Almquist lives on doughnuts, Wendy's bacon cheeseburgers, Taco Time carryout, pizza, massive doses of Cherry Coke, and - on health-conscious days - Kickass Chicken Chili from Seattle's Art Bar, a tavern located a few blocks' walk from F5 headquarters. Between meals, Almquist carries a Gatorade squeeze bottle wherever he goes. He likes to pour Cherry Coke into it, sucking on the bottle until it's drained, then neurotically chewing on the mouthpiece until he gets around to a refill.
Short, stout, and uncontrollably mischievous, Almquist comes across as a techie John Belushi.
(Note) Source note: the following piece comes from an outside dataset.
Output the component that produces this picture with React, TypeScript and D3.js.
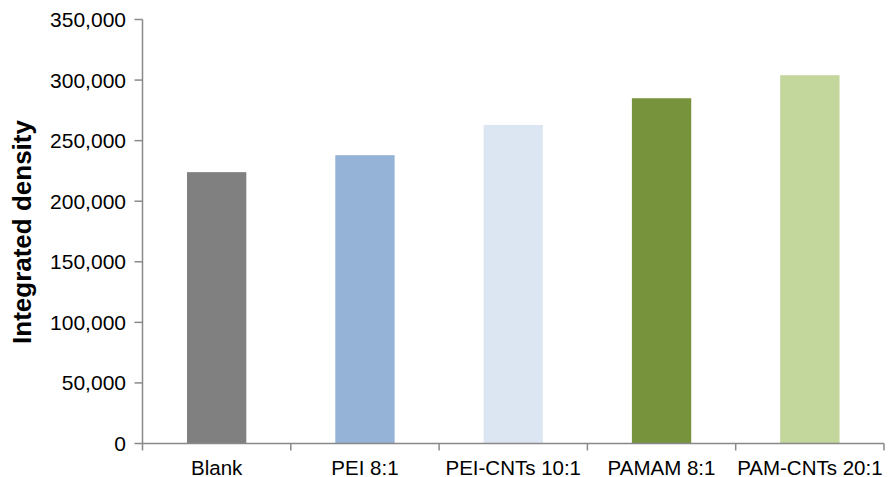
import React from "react";
import * as d3 from "d3";

const categories = ["Blank", "PEI 8:1", "PEI-CNTs 10:1", "PAMAM 8:1", "PAM-CNTs 20:1"];
const values = [224000, 238000, 263000, 285000, 304000];
const colors = ["#808080", "#95B3D7", "#DCE6F2", "#77933C", "#C3D69B"];
const yTicks = [0, 50000, 100000, 150000, 200000, 250000, 300000, 350000];
const yLabel = "Integrated density";

export default function App() {
  const W = 888, H = 477;
  const left = 142.5, right = 884, top = 19.5, bottom = 443.5;
  const x = d3.scaleBand<string>().domain(categories).range([left, right]).paddingInner(0.6).paddingOuter(0.3);
  const xc = d3.scaleBand<string>().domain(categories).range([left, right]);
  const y = d3.scaleLinear().domain([0, 350000]).range([bottom, top]);
  const fmt = d3.format(",");
  const axisColor = "#898989";
  const font = "Liberation Sans, Arial, sans-serif";
  return (
    <svg width={W} height={H} style={{ position: "absolute", left: 0, top: 0 }} fontFamily={font}>
      {categories.map((c, i) => (
        <rect key={c} x={x(c)} y={y(values[i])} width={x.bandwidth()} height={bottom - y(values[i])} fill={colors[i]} />
      ))}
      <line x1={left} x2={left} y1={top} y2={bottom} stroke={axisColor} strokeWidth={1.5} />
      <line x1={left} x2={right} y1={bottom} y2={bottom} stroke={axisColor} strokeWidth={1.5} />
      {yTicks.map((t) => (
        <g key={t}>
          <line x1={left - 8} x2={left} y1={y(t)} y2={y(t)} stroke={axisColor} strokeWidth={1.5} />
          <text x={126} y={y(t)} dy="0.36em" textAnchor="end" fontSize={21} fill="#000">{fmt(t)}</text>
        </g>
      ))}
      {categories.map((c) => (
        <line key={"t" + c} x1={xc(c) as number} x2={xc(c) as number} y1={bottom} y2={bottom + 7} stroke={axisColor} strokeWidth={1.5} />
      ))}
      <line x1={right} x2={right} y1={bottom} y2={bottom + 7} stroke={axisColor} strokeWidth={1.5} />
      {categories.map((c) => (
        <text key={"l" + c} x={(xc(c) as number) + xc.bandwidth() / 2} y={475} textAnchor="middle" fontSize={20.5} fill="#000">{c}</text>
      ))}
      <text transform={`translate(31,232) rotate(-90)`} textAnchor="middle" fontSize={26} fontWeight="bold" fill="#000">{yLabel}</text>
    </svg>
  );
}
It's an impression he feeds by his tendency to lapse into wisecrack mode, whatever the circumstances. Standing one day in one of F5's back rooms -- a sparse, L-shaped room where five developers share space with a set of steel racks and a jumble of cords, hard drives, motherboards, and assorted other computer parts -- Almquist is discussing the arrangement of routers, switches, and computers that will comprise F5's interface with its Web site across town. "Why haven't you installed this shit on the racks yet?" he asks.
"I'm waiting for the rack-mountable boxes," comes the answer.
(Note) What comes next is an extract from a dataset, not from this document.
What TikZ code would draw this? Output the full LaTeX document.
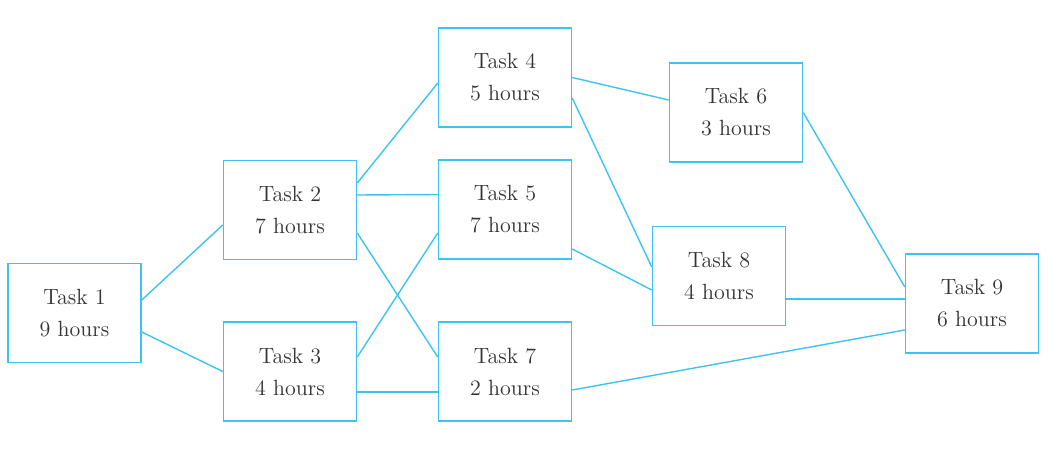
\documentclass[tikz,border=0pt]{standalone}
\usepackage{tikz}
\usetikzlibrary{positioning}
\definecolor{linkblue}{HTML}{3EC3F0}
\definecolor{textgray}{HTML}{333333}

\begin{document}
\begin{tikzpicture}
[x=0.5pt, y=-0.5pt,
% STYLES
% The task style is used to draw each task with its duration
task/.style={rectangle, draw=linkblue, line width=0.75pt, fill=white, minimum width=66.5pt, minimum height=49.5pt, inner sep=0pt, align=center, text=textgray, font=\fontsize{11}{16}\selectfont},
% The link style is used to draw the dependencies
link/.style={draw=linkblue, line width=0.7pt}]

\useasboundingbox (0,0) rectangle (1057,451);

% Draw tasks
\node [task] (task1) at (74.5,313) {Task 1\\9 hours};
\node [task] (task2) at (290,210) {Task 2\\7 hours};
\node [task] (task3) at (290,371.5) {Task 3\\4 hours};
\node [task] (task4) at (505,77.5) {Task 4\\5 hours};
\node [task] (task5) at (505,209.5) {Task 5\\7 hours};
\node [task] (task7) at (505,371.5) {Task 7\\2 hours};
\node [task] (task6) at (736,112.5) {Task 6\\3 hours};
\node [task] (task8) at (719,276) {Task 8\\4 hours};
\node [task] (task9) at (972,303.5) {Task 9\\6 hours};

% Draw the links between tasks
\path[link]
([yshift=6.5pt]task1.east) edge ([yshift=-7.5pt]task2.west)
([yshift=-9.5pt]task1.east) edge (task3.west)
([yshift=13.5pt]task2.east) edge ([yshift=-2.75pt]task4.west)
([yshift=7.5pt]task2.east) edge ([yshift=7.5pt]task5.west)
([yshift=-11.5pt]task2.east) edge ([yshift=7.25pt]task7.west)
([yshift=7.25pt]task3.east) edge ([yshift=-11.75pt]task5.west)
([yshift=-10.25pt]task3.east) edge ([yshift=-10.25pt]task7.west)
(task4.east) edge ([yshift=6.25pt]task6.west)
([yshift=-10.25pt]task4.east) edge ([yshift=4.5pt]task8.west)
([yshift=-19.75pt]task5.east) edge ([yshift=-7pt]task8.west)
(task6.east) edge ([yshift=8.25pt]task9.west)
([yshift=-11.5pt]task8.east) edge ([yshift=2.25pt]task9.west)
([yshift=-9.25pt]task7.east) edge ([yshift=-13.25pt]task9.west);

\end{tikzpicture}
\end{document}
Almquist gestures at the empty racks. "I'm waiting for the rack-mountable cage dancers."
This seems to be Almquist's way of keeping a serious business from getting too serious. It also relieves the unbearable stress of launching a startup -- particularly one that's taking on established multibillion-dollar companies as both competitors and strategic partners. A good chunk of Almquist's time goes into meetings with people from AT&T, Sprint, Japan's Trans Cosmos, and a host of other substantial companies that are placing big bets on the Internet.
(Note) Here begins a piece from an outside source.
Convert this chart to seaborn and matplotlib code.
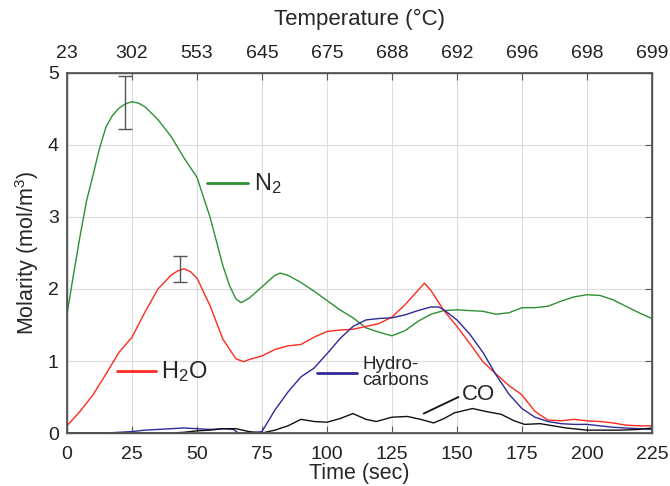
"""
Gas molarity vs time with a temperature axis on top.
"""
import matplotlib
matplotlib.use("Agg")
import matplotlib.pyplot as plt
import seaborn as sns

sns.set_theme(style="whitegrid")
plt.rcParams["font.family"] = ["Liberation Sans", "DejaVu Sans"]
plt.rcParams["mathtext.fontset"] = "custom"
plt.rcParams["mathtext.rm"] = "Liberation Sans"
plt.rcParams["mathtext.it"] = "Liberation Sans:italic"

C_N2 = "#2e8f33"
C_H2O = "#ff2a1f"
C_HC = "#2e2a98"
C_CO = "#111111"
C_ERR = "#555555"

# ---------- data ----------
time_ticks = [0, 25, 50, 75, 100, 125, 150, 175, 200, 225]
temp_labels = ["23", "302", "553", "645", "675", "688", "692", "696", "698", "699"]

t_n2 = [0, 2.5, 5, 7.5, 10, 12.5, 15, 17.5, 20, 22.5, 25, 27.5, 30, 35, 40, 45, 50,
        55, 60, 62.5, 65, 67, 70, 75, 80, 82, 85, 90, 95, 100, 105, 110, 115,
        120, 125, 130, 135, 140, 145, 150, 155, 160, 165, 170, 175, 180, 185,
        190, 195, 200, 205, 210, 215, 220, 225]
n2 = [1.65, 2.2, 2.73, 3.22, 3.58, 3.95, 4.25, 4.41, 4.51, 4.57, 4.60, 4.58, 4.53,
      4.35, 4.12, 3.82, 3.55, 3.0, 2.32, 2.05, 1.86, 1.81, 1.87, 2.03, 2.19,
      2.22, 2.19, 2.09, 1.97, 1.84, 1.71, 1.60, 1.46, 1.40, 1.35, 1.42, 1.55,
      1.65, 1.70, 1.71, 1.70, 1.69, 1.65, 1.67, 1.74, 1.74, 1.76, 1.83, 1.89,
      1.92, 1.91, 1.85, 1.76, 1.67, 1.59]

t_h2o = [0, 5, 10, 15, 20, 25, 30, 35, 40, 42.5, 45, 47.5, 50, 55, 60, 65, 68, 70,
         75, 80, 85, 90, 95, 100, 105, 110, 115, 120, 125, 130, 135, 137.5, 140,
         145, 150, 155, 160, 165, 170, 175, 180, 185, 190, 195, 200, 205, 210,
         215, 220, 225]
h2o = [0.10, 0.30, 0.53, 0.82, 1.12, 1.33, 1.68, 2.0, 2.19, 2.25, 2.28, 2.24,
       2.15, 1.77, 1.30, 1.03, 0.99, 1.02, 1.07, 1.16, 1.21, 1.23, 1.33, 1.41,
       1.43, 1.44, 1.48, 1.52, 1.61, 1.78, 1.98, 2.08, 1.98, 1.70, 1.48, 1.24,
       0.99, 0.82, 0.66, 0.53, 0.30, 0.18, 0.17, 0.19, 0.17, 0.16, 0.14, 0.11,
       0.10, 0.10]

t_hc = [0, 15, 20, 25, 30, 35, 40, 45, 50, 55, 60, 64, 66, 70, 75, 80, 85, 90, 95,
        100, 105, 110, 115, 120, 125, 130, 135, 140, 143, 145, 150, 155, 160,
        165, 170, 175, 180, 185, 190, 195, 200, 205, 210, 215, 220, 225]
hc = [0, 0, 0.01, 0.02, 0.04, 0.05, 0.06, 0.07, 0.06, 0.05, 0.06, 0.05, 0.0, 0.0,
      0.02, 0.32, 0.57, 0.78, 0.90, 1.10, 1.31, 1.48, 1.57, 1.59, 1.60, 1.64,
      1.70, 1.75, 1.75, 1.71, 1.57, 1.37, 1.12, 0.81, 0.54, 0.34, 0.22, 0.16,
      0.13, 0.12, 0.12, 0.10, 0.08, 0.07, 0.06, 0.05]

t_co = [0, 40, 45, 50, 55, 60, 65, 70, 75, 80, 85, 90, 95, 100, 105, 110, 115, 119,
        125, 131, 136, 141, 145, 149, 156, 161, 167, 172, 176, 182, 187, 192,
        200, 213, 220, 225]
co = [0, 0, 0.01, 0.03, 0.04, 0.06, 0.06, 0.02, 0.0, 0.04, 0.10, 0.19, 0.16,
      0.15, 0.20, 0.27, 0.19, 0.16, 0.22, 0.23, 0.19, 0.14, 0.20, 0.28, 0.34,
      0.30, 0.26, 0.17, 0.12, 0.13, 0.10, 0.07, 0.04, 0.04, 0.05, 0.07]

# error bars: (time, mean, half-width)
err_t = [22.2, 43.6]
err_y = [4.59, 2.28]
err_h = [0.37, 0.18]

# ---------- figure ----------
fig = plt.figure(figsize=(6.7, 4.86), dpi=100)
ax = fig.add_axes([0.100, 0.109, 0.873, 0.741])

lw = 1.0
for t, v, c in [(t_n2, n2, C_N2), (t_h2o, h2o, C_H2O), (t_hc, hc, C_HC), (t_co, co, C_CO)]:
    sns.lineplot(x=t, y=v, color=c, lw=lw, ax=ax, solid_joinstyle="round")
ax.errorbar(err_t, err_y, yerr=err_h, fmt="none", ecolor=C_ERR, elinewidth=1.0,
            capsize=5, capthick=1.0)

# inline labels
ax.plot([54, 69.6], [3.47, 3.47], color=C_N2, lw=2)
ax.text(72, 3.47, r"N$_2$", fontsize=17, va="center", ha="left")
ax.plot([19.4, 34.3], [0.86, 0.86], color=C_H2O, lw=2)
ax.text(36, 0.86, r"H$_2$O", fontsize=17, va="center", ha="left")
ax.plot([96.2, 111.5], [0.84, 0.84], color=C_HC, lw=2)
ax.text(113.5, 0.84, "Hydro-\ncarbons", fontsize=13.5, va="center", ha="left",
        linespacing=0.95)
ax.plot([137.2, 150.6], [0.27, 0.50], color=C_CO, lw=1.3)
ax.text(152, 0.53, "CO", fontsize=16, va="center", ha="left")

ax.set_xlim(0, 225)
ax.set_ylim(0, 5)
ax.set_xticks(time_ticks)
ax.set_yticks([0, 1, 2, 3, 4, 5])
ax.set_xlabel("Time (sec)", fontsize=15.5, labelpad=0)
ax.set_ylabel("Molarity (mol/m$^3$)", fontsize=15.5, labelpad=5)
ax.grid(True, color="#dcdcdc", lw=0.8)
ax.set_facecolor("white")
for s in ax.spines.values():
    s.set_color("#555555")
    s.set_linewidth(1.0)
ax.tick_params(direction="in", length=5, width=0.8, color="#555555",
               labelsize=14, right=True, top=False, labelcolor="#222222")
ax.tick_params(axis="x", pad=9)
ax.tick_params(axis="y", pad=6)

ax2 = ax.twiny()
ax2.set_xlim(ax.get_xlim())
ax2.set_xticks(time_ticks)
ax2.set_xticklabels(temp_labels)
ax2.grid(False)
ax2.tick_params(direction="in", length=5, width=0.8, color="#555555",
                labelsize=14, pad=8, labelcolor="#222222")
ax2.set_xlabel("Temperature (\u00b0C)", fontsize=16, labelpad=14)
for s in ax2.spines.values():
    s.set_color("#555555")

fig.savefig("out.png", dpi=100)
Almquist's presentations at these meetings consist of a completely logical, totally mesmerizing, and uniquely self-absorbed description of the future of global Internet-based commerce. It starts with a careful outline of the present structure of the Internet; proceeds to an explanation of where its bottlenecks are, why they exist, how they can be unclogged; segues to a description of who F5's potential competitors are; then dives into a product-by-product review of F5's line, ending with a breathtaking glimpse of the future: an F5-built world of trouble-free, efficient Internet communication. It is a grandiose vision -- and one that only begins to register as, perhaps, a little weird when you step back and realize that the man who's spinning it is wearing a T-shirt and jeans, and addressing an audience of conservative Japanese businessmen in traditional blue suits, white shirts, and dark ties.
One of the visitors, Masa Okuda, Trans Cosmos's marketing director, grills Almquist for nearly an hour. "Can you support FTP? Who is interested in acquiring you? How can I serve 10,000 simultaneous connections with a BIG/ip?"
The questions are Almquist's opening to another vision. He nonchalantly lays out his plans for F5's growth: within a year the company will easily blow past its first multimillion-dollar target.
"And how many people work here now?" asks Okuda.
"Uuuhhh, let me think." Almquist looks up at the ceiling, counts for a minute on his fingers. "Twelve."
Okuda shakes his head in wonderment. "Just twelve people right now. Great adventure!"
Avi Bar-Zeev is sitting on the rubber floor at F5 Labs with his back against the wall. Tall, impossibly thin, gaunt, goateed, he looks like he's wandered in from a long fast in the desert, put on an "I Flew the Magic Carpet" T-shirt, and plopped himself down in the midst of civilization. Right now Bar-Zeev is holding his head in his hands, pounding his feet on the floor, and throwing a mock tantrum. "I wanna do VR!" he screams. "When do I get to do VR?"
Back in September Bar-Zeev was hired to do programming for virtual-reality tools and operating systems. Instead, he has found himself designing the graphical user interface for BIG/ip -- supposedly a temporary assignment until F5's cash-generating product can get out the door, giving F5 time and money to work on its real passion, virtual-reality programming. But BIG/ip's ship date has slipped -- of course -- and Bar-Zeev's dream is on hold.